Basti pensare che il grado di patrimonializzazione, misurato dal rapporto tra patrimonio netto e totale del passivo, è cresciuto dal 39% al 44% per il totale delle imprese agroalimentari. Questo non significa che le aziende hanno diminuito il ricorso al debito bancario, tant’è vero che questa leva continua a rappresentare il 79% del debito finanziario complessivo e nel caso delle micro e piccole imprese, lo strumento principale – assieme all’autofinanziamento dei soci – per sostenere i propri percorsi di crescita.

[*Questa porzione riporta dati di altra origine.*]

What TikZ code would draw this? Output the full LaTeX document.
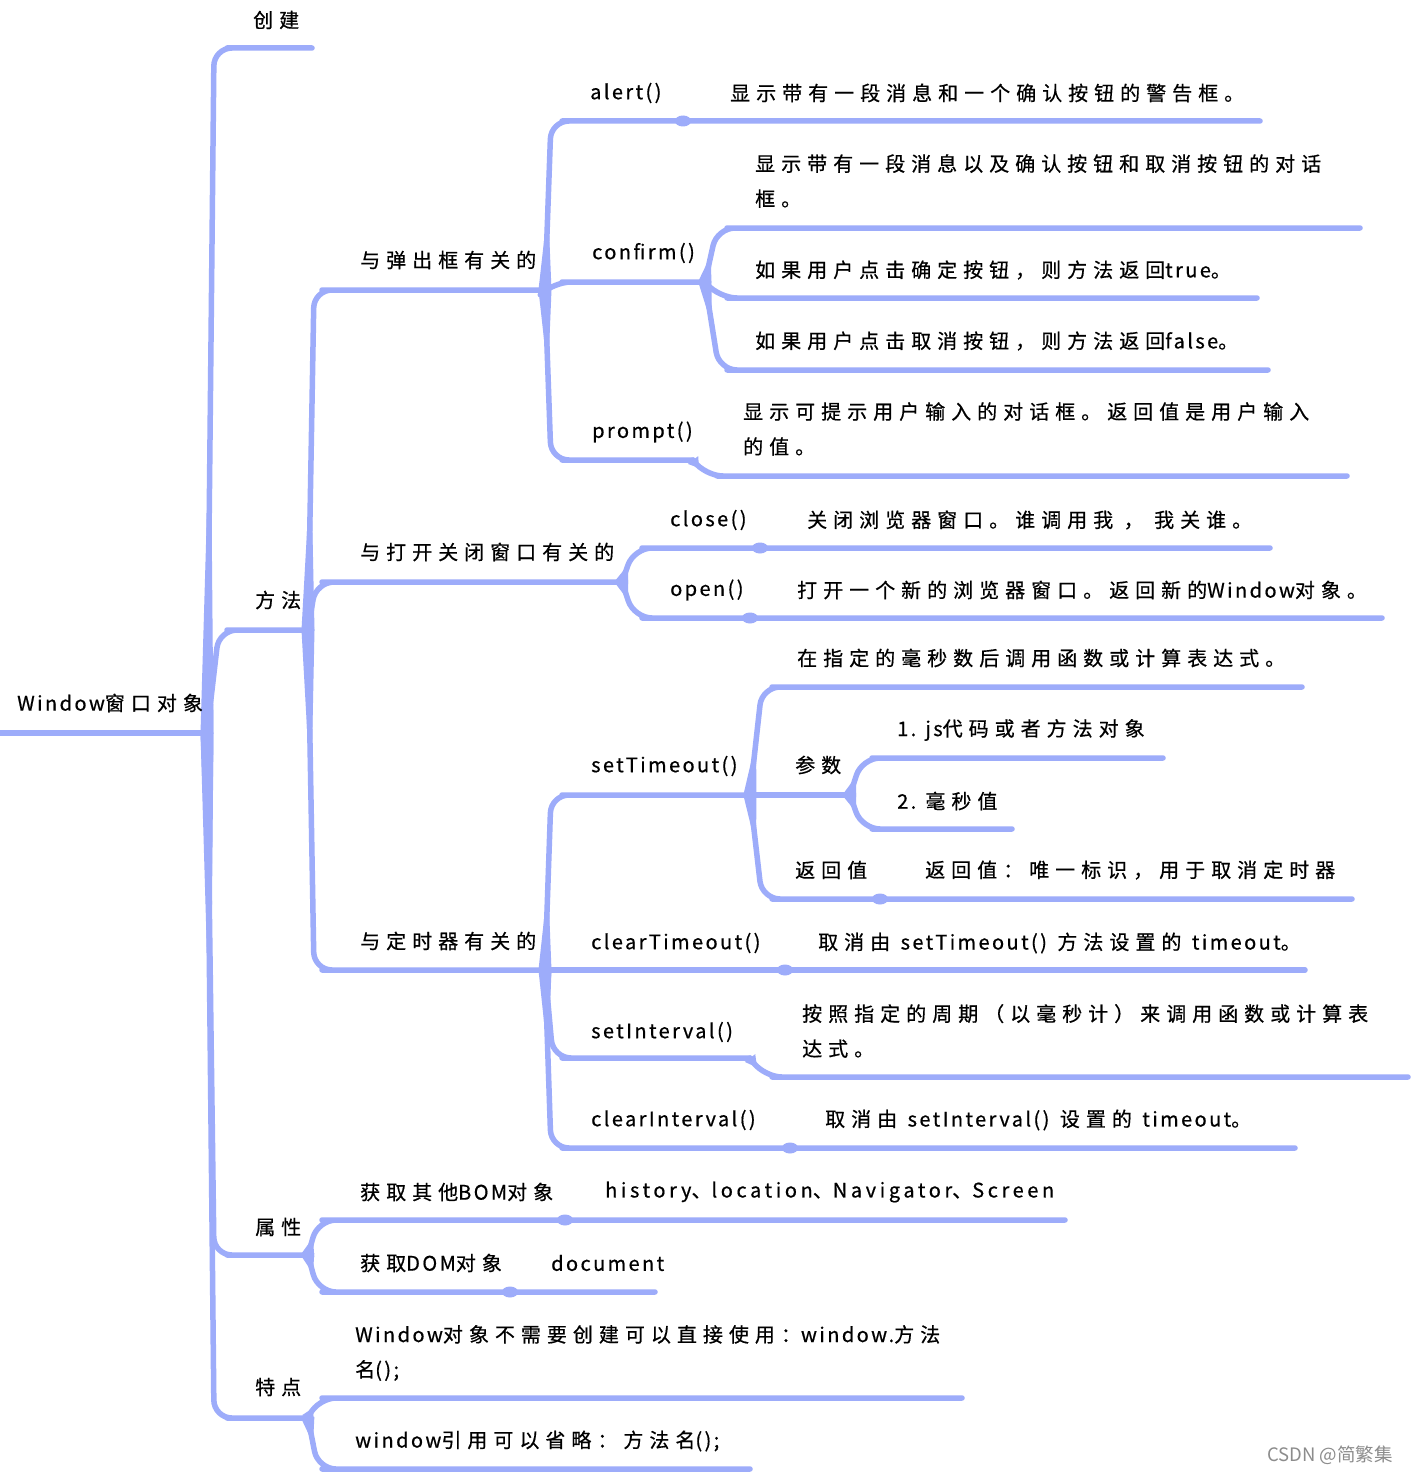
\documentclass[tikz,border=0pt]{standalone}
\usepackage{fontspec}
\newfontfamily\hand[LetterSpace=30,FakeBold=0.6]{Noto Sans CJK SC}
\newfontfamily\handlat[LetterSpace=12,FakeBold=0.6]{Noto Sans CJK SC}
\newfontfamily\handlatw[LetterSpace=18,FakeBold=0.6]{Noto Sans CJK SC}
\newfontfamily\wmfont{Noto Sans CJK SC}
\newcommand\lt[1]{{\handlat #1}}
\newcommand\ltw[1]{{\handlatw #1}}
\usetikzlibrary{calc}
\definecolor{bl}{RGB}{157,172,250}
\tikzset{
  conn/.style={draw=bl,line width=5.5pt,rounded corners=18pt,line cap=round,line join=round},
  txt/.style={anchor=west,inner sep=0pt,font=\hand\fontsize{20}{35}\selectfont,align=left,text=black},
  blob/.style={fill=bl}
}
% fork, dx, start, end
\newcommand\mmbr[4]{%
  \coordinate (tmpc) at ($(#1 |- #3)+(#2,0)$);
  \draw[conn] (#1) -- (tmpc) -- (#3) -- (#4);
  \fill[bl] ($(#1)!6.5pt!90:(tmpc)$) -- ($(#1)!0.5!(tmpc)$) -- ($(#1)!6.5pt!-90:(tmpc)$) -- cycle;
}
\newcommand\mmblob[1]{\fill[blob] (#1) ellipse (8pt and 5.5pt);}
\begin{document}
\begin{tikzpicture}[x=1pt,y=-1pt]
\useasboundingbox (0,0) rectangle (1413,1474);
\fill[white] (0,0) rectangle (1413,1474);

% ---------- coordinates ----------
\coordinate (R) at (207,733);
\coordinate (cjS) at (245,48);   \coordinate (cjE) at (312,48);
\coordinate (ffS) at (245,630);  \coordinate (ffE) at (308,630);
\coordinate (sxS) at (245,1255); \coordinate (sxE) at (308,1255);
\coordinate (tdS) at (245,1418); \coordinate (tdE) at (308,1418);

\coordinate (tcS) at (340,290);  \coordinate (tcE) at (545,290);
\coordinate (kgS) at (340,582);  \coordinate (kgE) at (622,582);
\coordinate (dsS) at (340,970);  \coordinate (dsE) at (545,970);

\coordinate (alS) at (580,121);  \coordinate (alM) at (683,121); \coordinate (alE) at (1260,121);
\coordinate (cfS) at (580,282);  \coordinate (cfE) at (705,282);
\coordinate (prS) at (580,460);  \coordinate (prE) at (693,460);
\coordinate (cf1S) at (745,228); \coordinate (cf1E) at (1360,228);
\coordinate (cf2S) at (745,298); \coordinate (cf2E) at (1257,298);
\coordinate (cf3S) at (745,370); \coordinate (cf3E) at (1268,370);
\coordinate (pr1S) at (735,476); \coordinate (pr1E) at (1347,476);

\coordinate (clS) at (660,548);  \coordinate (clM) at (760,548); \coordinate (clE) at (1270,548);
\coordinate (opS) at (660,618);  \coordinate (opM) at (750,618); \coordinate (opE) at (1382,618);

\coordinate (stS) at (580,795);  \coordinate (stE) at (750,795);
\coordinate (ctS) at (580,970);  \coordinate (ctM) at (785,970); \coordinate (ctE) at (1305,970);
\coordinate (siS) at (580,1058); \coordinate (siE) at (750,1058);
\coordinate (ciS) at (580,1148); \coordinate (ciM) at (790,1148); \coordinate (ciE) at (1295,1148);
\coordinate (si1S) at (790,1077); \coordinate (si1E) at (1408,1077);

\coordinate (st1S) at (790,687); \coordinate (st1E) at (1302,687);
\coordinate (csS) at (790,795);  \coordinate (csE) at (850,795);
\coordinate (fhS) at (790,899);  \coordinate (fhM) at (880,899); \coordinate (fhE) at (1352,899);
\coordinate (cs1S) at (890,758); \coordinate (cs1E) at (1163,758);
\coordinate (cs2S) at (890,829); \coordinate (cs2E) at (1012,829);

\coordinate (bomS) at (340,1220); \coordinate (bomM) at (565,1220); \coordinate (bomE) at (1065,1220);
\coordinate (domS) at (340,1292); \coordinate (domM) at (510,1292); \coordinate (domE) at (655,1292);
\coordinate (td1S) at (340,1398); \coordinate (td1E) at (962,1398);
\coordinate (td2S) at (340,1469); \coordinate (td2E) at (750,1469);

% ---------- connectors ----------
\draw[conn] (0,733) -- (R);
\mmbr{R}{7}{cjS}{cjE}
\mmbr{R}{12}{ffS}{ffE}
\mmbr{R}{7}{sxS}{sxE}
\mmbr{R}{7}{tdS}{tdE}

\mmbr{ffE}{6}{tcS}{tcE}
\mmbr{ffE}{8}{kgS}{kgE}
\mmbr{ffE}{6}{dsS}{dsE}

\mmbr{tcE}{6}{alS}{alE}
\mmbr{tcE}{8}{cfS}{cfE}
\mmbr{tcE}{6}{prS}{prE}
\mmbr{cfE}{12}{cf1S}{cf1E}
\mmbr{cfE}{14}{cf2S}{cf2E}
\mmbr{cfE}{14}{cf3S}{cf3E}
\mmbr{prE}{12}{pr1S}{pr1E}

\mmbr{kgE}{12}{clS}{clE}
\mmbr{kgE}{12}{opS}{opE}

\mmbr{dsE}{6}{stS}{stE}
\mmbr{dsE}{20}{ctS}{ctE}
\mmbr{dsE}{8}{siS}{siE}
\mmbr{dsE}{6}{ciS}{ciE}
\mmbr{siE}{14}{si1S}{si1E}

\mmbr{stE}{12}{st1S}{st1E}
\mmbr{stE}{20}{csS}{csE}
\mmbr{stE}{12}{fhS}{fhE}
\mmbr{csE}{12}{cs1S}{cs1E}
\mmbr{csE}{12}{cs2S}{cs2E}

\mmbr{sxE}{10}{bomS}{bomE}
\mmbr{sxE}{10}{domS}{domE}
\mmbr{tdE}{10}{td1S}{td1E}
\mmbr{tdE}{10}{td2S}{td2E}

\mmblob{alM}\mmblob{clM}\mmblob{opM}\mmblob{ctM}\mmblob{ciM}\mmblob{fhM}\mmblob{bomM}\mmblob{domM}

% ---------- texts ----------
\node[txt] (root) at (17,703) {\lt{Window}窗口对象};
\node[txt] (cj) at (253,20) {创建};
\node[txt] (ff) at (255,600) {方法};
\node[txt] (sx) at (255,1227) {属性};
\node[txt] (td) at (255,1387) {特点};

\node[txt] (tc) at (360,260) {与弹出框有关的};
\node[txt] (kg) at (360,552) {与打开关闭窗口有关的};
\node[txt] (ds) at (360,941) {与定时器有关的};

\node[txt] (al) at (590,93) {\lt{alert()}};
\node[txt] (ald) at (730,93) {显示带有一段消息和一个确认按钮的警告框。};
\node[txt] (cf) at (592,253) {\lt{confirm()}};
\node[txt] (cf1) at (755,181) {显示带有一段消息以及确认按钮和取消按钮的对话\\框。};
\node[txt] (cf2) at (755,270) {如果用户点击确定按钮，则方法返回\lt{true}。};
\node[txt] (cf3) at (755,341) {如果用户点击取消按钮，则方法返回\lt{false}。};
\node[txt] (pr) at (592,432) {\lt{prompt()}};
\node[txt] (pr1) at (743,429) {显示可提示用户输入的对话框。返回值是用户输入\\的值。};

\node[txt] (cl) at (670,520) {\lt{close()}};
\node[txt] (cld) at (807,520) {关闭浏览器窗口。谁调用我 ， 我关谁。};
\node[txt] (op) at (670,590) {\lt{open()}};
\node[txt] (opd) at (797,590) {打开一个新的浏览器窗口。返回新的\lt{Window}对象。};

\node[txt] (st) at (591,766) {\lt{setTimeout()}};
\node[txt] (st1) at (797,658) {在指定的毫秒数后调用函数或计算表达式。};
\node[txt] (cs) at (795,765) {参数};
\node[txt] (cs1) at (897,730) {\lt{1. js}代码或者方法对象};
\node[txt] (cs2) at (897,801) {\lt{2. }毫秒值};
\node[txt] (fh) at (795,870) {返回值};
\node[txt] (fhd) at (925,870) {返回值：唯一标识，用于取消定时器};

\node[txt] (ct) at (591,943) {\lt{clearTimeout()}};
\node[txt] (ctd) at (818,943) {取消由 \lt{setTimeout()} 方法设置的 \lt{timeout}。};
\node[txt] (si) at (591,1032) {\lt{setInterval()}};
\node[txt] (si1) at (802,1031) {按照指定的周期（以毫秒计）来调用函数或计算表\\达式。};
\node[txt] (ci) at (591,1120) {\lt{clearInterval()}};
\node[txt] (cid) at (825,1120) {取消由 \lt{setInterval()} 设置的 \lt{timeout}。};

\node[txt] (bom) at (360,1192) {获取其他\lt{BOM}对象};
\node[txt] (bomd) at (605,1192) {\ltw{history}、\ltw{location}、\ltw{Navigator}、\ltw{Screen}};
\node[txt] (dom) at (360,1263) {获取\lt{DOM}对象};
\node[txt] (domd) at (551,1263) {\lt{document}};

\node[txt] (td1) at (355,1353) {\lt{Window}对象不需要创建可以直接使用：\lt{window.}方法\\名\lt{();}};
\node[txt] (td2) at (355,1441) {\lt{window}引用可以省略：方法名\lt{();}};

\node[anchor=west,inner sep=0pt,font=\wmfont\fontsize{18.5}{20}\selectfont,text=black!45] (wm) at (1267,1455) {CSDN @简繁集};
\end{tikzpicture}
\end{document}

Percorsi che, alla luce degli scenari evolutivi che attendono l’agroalimentare, sono principalmente indirizzati alla crescita dimensionale, allo sviluppo di prodotti innovativi e sostenibili nonché ad un aumento delle vendite sui mercati esteri. «Una maggior presenza sui mercati internazionali delle nostre imprese che, purtroppo, interessa ad oggi solo il 15% delle aziende agroalimentari italiane – sottolinea Pantini – e vede una forte concentrazione delle nostre esportazioni sui mercati di prossimità – come l’UE -, con valori di export ancora marginali sui paesi asiatici che però saranno quelli che in futuro cresceranno maggiormente sul fronte dei consumi alimentari».